Write out, word for word, the first line of the data below and every line after it through the one containing "doubling = [30, 28, 25, 18]".

━━━━

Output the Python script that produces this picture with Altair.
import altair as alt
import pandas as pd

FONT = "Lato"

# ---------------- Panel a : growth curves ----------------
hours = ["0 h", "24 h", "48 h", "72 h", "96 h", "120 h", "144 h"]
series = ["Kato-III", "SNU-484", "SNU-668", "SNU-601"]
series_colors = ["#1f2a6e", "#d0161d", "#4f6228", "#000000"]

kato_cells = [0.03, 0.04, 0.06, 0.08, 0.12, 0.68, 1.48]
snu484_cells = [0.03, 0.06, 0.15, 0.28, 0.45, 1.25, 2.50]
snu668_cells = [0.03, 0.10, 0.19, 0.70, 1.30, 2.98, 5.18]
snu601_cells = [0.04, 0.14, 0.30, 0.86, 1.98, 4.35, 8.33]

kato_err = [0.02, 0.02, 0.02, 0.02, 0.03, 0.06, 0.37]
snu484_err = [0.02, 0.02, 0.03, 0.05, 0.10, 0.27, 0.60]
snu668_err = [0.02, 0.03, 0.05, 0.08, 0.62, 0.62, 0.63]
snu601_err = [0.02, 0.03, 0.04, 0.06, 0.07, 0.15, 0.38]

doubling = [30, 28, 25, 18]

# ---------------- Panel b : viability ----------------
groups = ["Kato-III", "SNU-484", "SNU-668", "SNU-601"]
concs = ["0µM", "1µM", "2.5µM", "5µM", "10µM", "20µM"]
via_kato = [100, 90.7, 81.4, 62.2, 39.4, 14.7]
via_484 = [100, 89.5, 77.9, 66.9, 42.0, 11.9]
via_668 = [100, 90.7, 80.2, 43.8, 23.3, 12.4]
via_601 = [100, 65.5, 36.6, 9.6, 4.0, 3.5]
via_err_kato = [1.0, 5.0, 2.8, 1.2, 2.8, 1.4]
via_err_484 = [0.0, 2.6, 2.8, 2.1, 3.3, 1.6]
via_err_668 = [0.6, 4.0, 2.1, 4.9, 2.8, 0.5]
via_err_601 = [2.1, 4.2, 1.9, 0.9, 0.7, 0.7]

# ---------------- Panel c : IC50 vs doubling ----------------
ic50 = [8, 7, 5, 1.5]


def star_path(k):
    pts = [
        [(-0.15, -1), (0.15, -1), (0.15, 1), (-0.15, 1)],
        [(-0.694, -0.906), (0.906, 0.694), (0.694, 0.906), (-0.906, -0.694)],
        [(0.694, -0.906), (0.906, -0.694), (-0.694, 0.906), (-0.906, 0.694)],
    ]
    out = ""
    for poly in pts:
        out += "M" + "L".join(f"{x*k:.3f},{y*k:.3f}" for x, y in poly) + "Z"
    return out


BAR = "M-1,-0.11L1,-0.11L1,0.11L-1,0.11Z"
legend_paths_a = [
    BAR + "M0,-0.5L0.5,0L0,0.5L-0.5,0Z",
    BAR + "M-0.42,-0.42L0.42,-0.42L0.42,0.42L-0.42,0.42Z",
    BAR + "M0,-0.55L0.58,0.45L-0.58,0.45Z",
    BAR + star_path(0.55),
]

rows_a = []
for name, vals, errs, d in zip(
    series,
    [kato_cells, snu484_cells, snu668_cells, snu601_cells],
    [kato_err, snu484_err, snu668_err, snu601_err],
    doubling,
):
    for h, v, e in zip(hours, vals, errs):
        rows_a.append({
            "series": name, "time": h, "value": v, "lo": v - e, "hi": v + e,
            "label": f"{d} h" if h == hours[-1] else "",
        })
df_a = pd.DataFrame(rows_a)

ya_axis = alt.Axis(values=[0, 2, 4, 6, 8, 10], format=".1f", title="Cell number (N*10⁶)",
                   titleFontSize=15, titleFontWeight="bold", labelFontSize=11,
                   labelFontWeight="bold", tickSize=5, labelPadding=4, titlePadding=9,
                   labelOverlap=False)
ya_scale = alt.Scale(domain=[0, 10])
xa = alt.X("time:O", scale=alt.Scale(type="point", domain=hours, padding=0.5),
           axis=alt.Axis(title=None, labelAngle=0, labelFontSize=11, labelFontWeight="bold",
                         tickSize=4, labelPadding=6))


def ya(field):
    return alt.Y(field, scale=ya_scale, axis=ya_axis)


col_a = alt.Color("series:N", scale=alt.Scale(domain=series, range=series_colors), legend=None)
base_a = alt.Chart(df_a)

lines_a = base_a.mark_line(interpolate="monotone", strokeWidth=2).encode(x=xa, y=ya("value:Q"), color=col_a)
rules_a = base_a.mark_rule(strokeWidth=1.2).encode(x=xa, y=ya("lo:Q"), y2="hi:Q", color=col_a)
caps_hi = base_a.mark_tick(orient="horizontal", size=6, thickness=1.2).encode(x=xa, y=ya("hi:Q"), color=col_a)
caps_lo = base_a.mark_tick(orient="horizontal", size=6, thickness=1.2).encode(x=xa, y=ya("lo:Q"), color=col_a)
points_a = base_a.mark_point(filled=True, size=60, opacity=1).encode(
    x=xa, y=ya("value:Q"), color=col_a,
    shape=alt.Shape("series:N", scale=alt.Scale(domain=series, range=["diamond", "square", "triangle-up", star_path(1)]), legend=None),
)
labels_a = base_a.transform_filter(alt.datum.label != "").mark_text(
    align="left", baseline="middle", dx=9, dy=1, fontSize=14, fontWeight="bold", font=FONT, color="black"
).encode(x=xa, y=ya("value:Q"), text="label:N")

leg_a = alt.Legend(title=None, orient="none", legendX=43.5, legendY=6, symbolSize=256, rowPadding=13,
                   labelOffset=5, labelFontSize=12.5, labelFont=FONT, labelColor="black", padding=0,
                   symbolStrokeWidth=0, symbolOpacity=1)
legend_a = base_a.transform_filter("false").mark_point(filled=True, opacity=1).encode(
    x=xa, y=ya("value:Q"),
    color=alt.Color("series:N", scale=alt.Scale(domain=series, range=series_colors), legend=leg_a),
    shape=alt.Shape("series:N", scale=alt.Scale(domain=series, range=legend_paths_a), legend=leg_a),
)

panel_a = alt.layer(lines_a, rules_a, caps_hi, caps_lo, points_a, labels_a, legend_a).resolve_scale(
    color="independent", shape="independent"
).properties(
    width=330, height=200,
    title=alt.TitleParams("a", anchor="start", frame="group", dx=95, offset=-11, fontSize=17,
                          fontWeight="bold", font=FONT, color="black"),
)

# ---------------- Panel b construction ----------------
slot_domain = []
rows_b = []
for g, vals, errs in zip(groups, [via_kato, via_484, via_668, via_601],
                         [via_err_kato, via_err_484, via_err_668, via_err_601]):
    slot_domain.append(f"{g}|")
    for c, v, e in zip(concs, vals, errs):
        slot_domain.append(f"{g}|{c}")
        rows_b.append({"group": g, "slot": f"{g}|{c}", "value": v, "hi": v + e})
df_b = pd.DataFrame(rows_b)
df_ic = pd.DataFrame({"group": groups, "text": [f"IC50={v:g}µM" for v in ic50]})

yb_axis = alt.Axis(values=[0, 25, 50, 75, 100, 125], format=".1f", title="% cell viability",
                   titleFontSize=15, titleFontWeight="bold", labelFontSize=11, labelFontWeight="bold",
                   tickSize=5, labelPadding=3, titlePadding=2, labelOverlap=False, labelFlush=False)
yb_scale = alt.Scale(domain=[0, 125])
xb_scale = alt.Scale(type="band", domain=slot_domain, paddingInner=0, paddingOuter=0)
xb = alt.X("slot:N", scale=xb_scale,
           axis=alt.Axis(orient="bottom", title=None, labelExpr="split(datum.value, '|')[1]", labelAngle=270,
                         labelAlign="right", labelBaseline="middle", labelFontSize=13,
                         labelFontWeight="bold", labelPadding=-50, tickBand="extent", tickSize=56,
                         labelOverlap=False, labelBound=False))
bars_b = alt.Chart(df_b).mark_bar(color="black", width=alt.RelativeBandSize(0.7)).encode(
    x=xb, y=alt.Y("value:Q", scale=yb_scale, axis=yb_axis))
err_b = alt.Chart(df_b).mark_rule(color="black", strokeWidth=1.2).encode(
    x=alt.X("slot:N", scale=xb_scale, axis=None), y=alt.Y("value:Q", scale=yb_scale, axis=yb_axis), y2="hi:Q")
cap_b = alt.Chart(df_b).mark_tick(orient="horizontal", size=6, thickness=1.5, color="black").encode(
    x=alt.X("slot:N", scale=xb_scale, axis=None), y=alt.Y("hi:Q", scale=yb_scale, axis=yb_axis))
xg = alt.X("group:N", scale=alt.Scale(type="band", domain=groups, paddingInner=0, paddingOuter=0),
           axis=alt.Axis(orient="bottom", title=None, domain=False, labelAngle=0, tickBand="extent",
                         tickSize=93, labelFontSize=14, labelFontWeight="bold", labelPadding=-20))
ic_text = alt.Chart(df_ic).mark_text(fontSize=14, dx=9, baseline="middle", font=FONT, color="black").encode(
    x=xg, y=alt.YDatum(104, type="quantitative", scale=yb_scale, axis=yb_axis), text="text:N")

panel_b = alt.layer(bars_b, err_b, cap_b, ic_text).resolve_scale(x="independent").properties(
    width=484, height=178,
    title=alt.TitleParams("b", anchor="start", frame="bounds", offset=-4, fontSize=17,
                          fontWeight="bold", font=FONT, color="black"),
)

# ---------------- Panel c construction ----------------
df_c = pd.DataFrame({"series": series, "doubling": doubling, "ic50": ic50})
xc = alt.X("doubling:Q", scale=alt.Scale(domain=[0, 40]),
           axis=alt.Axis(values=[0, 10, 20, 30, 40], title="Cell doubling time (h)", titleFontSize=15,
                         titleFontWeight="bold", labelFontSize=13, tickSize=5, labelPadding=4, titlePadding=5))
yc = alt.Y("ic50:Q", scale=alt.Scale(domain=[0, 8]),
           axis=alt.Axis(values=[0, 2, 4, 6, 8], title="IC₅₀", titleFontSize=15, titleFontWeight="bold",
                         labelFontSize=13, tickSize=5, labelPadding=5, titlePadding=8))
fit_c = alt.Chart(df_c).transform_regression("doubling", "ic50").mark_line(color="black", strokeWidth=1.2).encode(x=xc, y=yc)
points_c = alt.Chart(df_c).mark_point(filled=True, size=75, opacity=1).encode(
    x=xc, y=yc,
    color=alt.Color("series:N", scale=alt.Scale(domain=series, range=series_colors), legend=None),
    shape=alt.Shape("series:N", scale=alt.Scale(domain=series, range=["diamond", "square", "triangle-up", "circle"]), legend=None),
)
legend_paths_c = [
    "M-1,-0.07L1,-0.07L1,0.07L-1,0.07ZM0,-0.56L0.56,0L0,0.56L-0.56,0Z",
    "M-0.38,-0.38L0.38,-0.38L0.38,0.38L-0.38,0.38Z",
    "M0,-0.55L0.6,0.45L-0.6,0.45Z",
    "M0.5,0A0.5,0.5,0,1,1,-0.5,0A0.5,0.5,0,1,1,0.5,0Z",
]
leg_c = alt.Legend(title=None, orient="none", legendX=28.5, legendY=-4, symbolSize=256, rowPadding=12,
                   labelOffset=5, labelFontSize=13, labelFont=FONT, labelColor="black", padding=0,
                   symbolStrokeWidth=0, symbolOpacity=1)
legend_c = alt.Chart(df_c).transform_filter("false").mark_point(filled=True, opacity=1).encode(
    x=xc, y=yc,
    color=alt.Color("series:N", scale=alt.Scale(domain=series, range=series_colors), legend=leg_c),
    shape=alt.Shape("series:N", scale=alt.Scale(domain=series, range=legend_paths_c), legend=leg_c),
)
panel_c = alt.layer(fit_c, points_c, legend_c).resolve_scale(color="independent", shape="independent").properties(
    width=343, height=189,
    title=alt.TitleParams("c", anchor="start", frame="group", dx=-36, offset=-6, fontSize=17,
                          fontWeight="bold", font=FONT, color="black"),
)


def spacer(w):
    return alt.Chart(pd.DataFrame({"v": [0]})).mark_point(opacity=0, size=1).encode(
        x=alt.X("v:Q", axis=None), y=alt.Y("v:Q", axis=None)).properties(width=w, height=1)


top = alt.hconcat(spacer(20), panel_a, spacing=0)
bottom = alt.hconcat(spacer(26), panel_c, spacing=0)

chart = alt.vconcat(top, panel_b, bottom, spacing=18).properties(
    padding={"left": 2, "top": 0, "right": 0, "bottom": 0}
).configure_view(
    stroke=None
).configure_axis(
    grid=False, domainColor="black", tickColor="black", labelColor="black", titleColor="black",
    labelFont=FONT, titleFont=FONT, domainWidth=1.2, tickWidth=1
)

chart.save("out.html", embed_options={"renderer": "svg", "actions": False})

━━━━

> _WORKED ANSWER_:
Output the Python script that produces this picture with Altair.
import altair as alt
import pandas as pd

FONT = "Lato"

# ---------------- Panel a : growth curves ----------------
hours = ["0 h", "24 h", "48 h", "72 h", "96 h", "120 h", "144 h"]
series = ["Kato-III", "SNU-484", "SNU-668", "SNU-601"]
series_colors = ["#1f2a6e", "#d0161d", "#4f6228", "#000000"]

kato_cells = [0.03, 0.04, 0.06, 0.08, 0.12, 0.68, 1.48]
snu484_cells = [0.03, 0.06, 0.15, 0.28, 0.45, 1.25, 2.50]
snu668_cells = [0.03, 0.10, 0.19, 0.70, 1.30, 2.98, 5.18]
snu601_cells = [0.04, 0.14, 0.30, 0.86, 1.98, 4.35, 8.33]

kato_err = [0.02, 0.02, 0.02, 0.02, 0.03, 0.06, 0.37]
snu484_err = [0.02, 0.02, 0.03, 0.05, 0.10, 0.27, 0.60]
snu668_err = [0.02, 0.03, 0.05, 0.08, 0.62, 0.62, 0.63]
snu601_err = [0.02, 0.03, 0.04, 0.06, 0.07, 0.15, 0.38]

doubling = [30, 28, 25, 18]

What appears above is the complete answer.